AK: Totally. It’s taken me a while to shift so now I feel like I primarily do my artwork and I gig to supplement that. But the problem is there’s not enough funding from the artwork to support myself fully. I’m coming up against this thing where I’m like, oh my god, is there a way out of this constant work 60 hours a week hustle? I don’t know if there is.

CS: …and knowing and acknowledging your value. Like how much is your time worth?

AK: Yeah exactly.

CS: Because a lot of the work we’re doing is full time work.

AK: It’s full time work and I want to reiterate what Carlos said. People aren’t being trained. There are a couple of places you can look to for that help – Creative Capital and LMCC do some workshops for free that you can apply to as first steps in learning about time management and budgeting and all that. But I really do think it’s about valuing yourself and keeping this conversation open and really asking for what you deserve and advocating for that, because we do deserve to be paid.
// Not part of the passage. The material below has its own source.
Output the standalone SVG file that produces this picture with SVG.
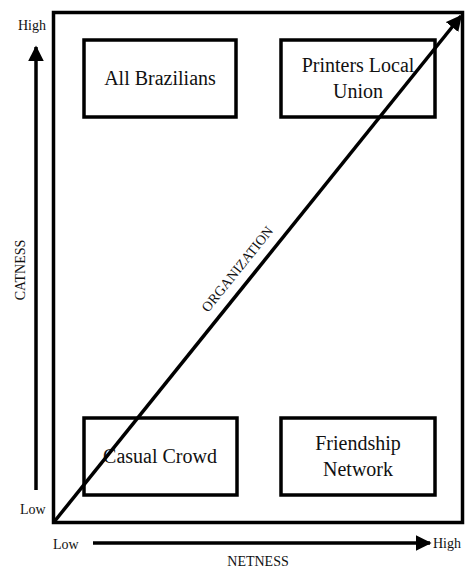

CS: Because the worst you can say is “no” and the best you can say is “no”.

AK: Exactly, and to be able to walk away. I know for a lot of us this is hard.

CS: Know your limits and just know how much you’re willing to lose, or how much you’re able to gain. Letting go of stuff really isn’t failure.

AK: Exactly.

CS: It’s just acknowledging sometimes that you’re just too old for bullshit.

AK: Yeah or you might even be younger and you’re like no, I can’t take that 5 month long opportunity where I’m getting paid $5 an hour even though I can put it on my resume.

CS: Or exposure.

AK: Exposure only goes so far. Anyway, thank you Carlos.

CS: You want exposure, get an Instagram account.

AK: Yeah exactly. There’s so many other ways to get exposure now too, through social media. Alright thank you, bye forever.

CS: Do we sound like brats [laughs]?